We’ll call it The House of Blackwelder to honor all the stories of all the people who came and went and came back, making a history and making traditions. Let us honor the coming together into the ether of acceptance and love, and the straight talk too, and the quiet time, talking time, laughing and crying time, just being time, interspersed with someone’s latest crisis to be dealt with, or healed, time. The eating and feasting times, around the table, on the couch watching the tube time, watching the garden grow time, some reckoning times too, no doubt. Her tribe, her “kids,” her friends, near, far and wide. So many stories that unfolded in that house, and some of her stories none of us will ever know. Maybe never spoken. She would honor ours. Let us honor hers.
There she sat, Lena Lindsey Beckam Stern, Mama Lena, in her house there on Blackwelder, where she talked and talked and talked on the phone. And then later texted and Facebooked and What’sApp’d like she was a digital native, “Touching bases,” is how she’d say it. “Luv You!” then a chuckle fading as you hung up. The house where she puttered and strutted, listened and loved, had spats and read her books, her Wild West adventures she loved, and more, and where she got gussied up to go dancing (in the years when so many stop dancing).

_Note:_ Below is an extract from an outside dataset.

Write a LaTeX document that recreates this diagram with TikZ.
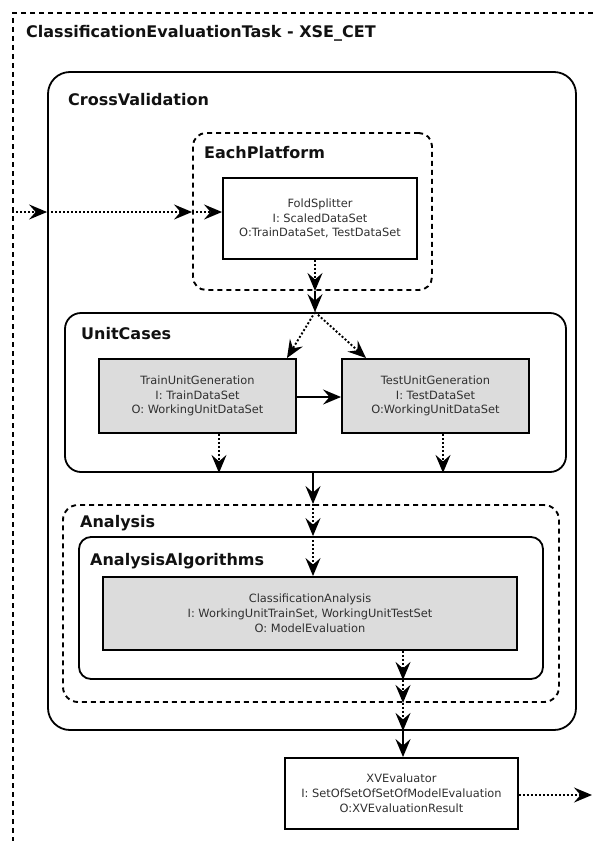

Mama Lena kept dancing as people came through her safe haven, like a stop on her own underground railroad of love. People coming to hear her call them “baby,” and “sweetheart,” and to hear the cadence of her saying “Right …. Right … right,” as she talked — her own call and response to the train of her thoughts rolling along with yours. People coming through to feel her arms around and see her big wide smile and the sparkly chains on her glasses dangling alongside her face, and to get some straight talk too (‘cuz we all need a little straight talk now and then, whether we know it or not.)
Once we had a heart to heart in the midst of a visit. She was acknowledging, at ninety-two, that maybe she’d snapped at me a bit too hard. Surprise! Lobster! She was acknowledging, like we both learned to do so long ago in that place where we both landed — by luck, flung from chaos. Acknowledging after examining herself like we also both learned to do “first and always,” so long ago in that place. Then she said, smiling and a bit sheepish, “You know, you had Betty and you have me — the sound of two hands clapping.” We laughed so hard. My Auntie Lena. Maybe she liked to snap at me in our later years to make up for our earlier ones when I was still a whipper-snapper, with a big mouth and a hat too big for my head. We both knew imitation was suicide. She understood. And opened her arms to me when our paths crossed twenty years later. She never told me. I understood. And when we were there on her bed, she was still demonstrating that we’re never too old to go through a motion, keep learning, keep growing.
She lived several lives and lived out her life, in that House of Blackwelder — worked and worked and worked some more, and played her role, and hung out with her gal pals, and her guy pals, and a lover now and then. Always there for all her “kids” — at home, across the continent, across globe, and at work across town, and for anyone ever a friend, she was there.
She grew old gracefully, dressed herself up elegantly — in her fashion statements and her flowing and bold caftans, those big ole’ earrings, sturdy feet, dancing feet, and those hands, those frame-worthy hands. I saw her hands before I met her, way back when, a photo of them framed on the wall of my dad’s office. One hand resting on the other, the umber skin, the white frosted polish. My dad. Her dad too. Our brilliant, patently human, sometimes mad dad. She took what she learned and left him when she had to — relying on herself like he’d taught her, strong enough to be grateful yet go. She took the lessons to The House of Blackwelder. The prayer framed on the wall, “examine myself… be honest and true, and responsible too, understand and love and give and give.” And she did. And I want to say, Amen! God Speed our Mama Lena!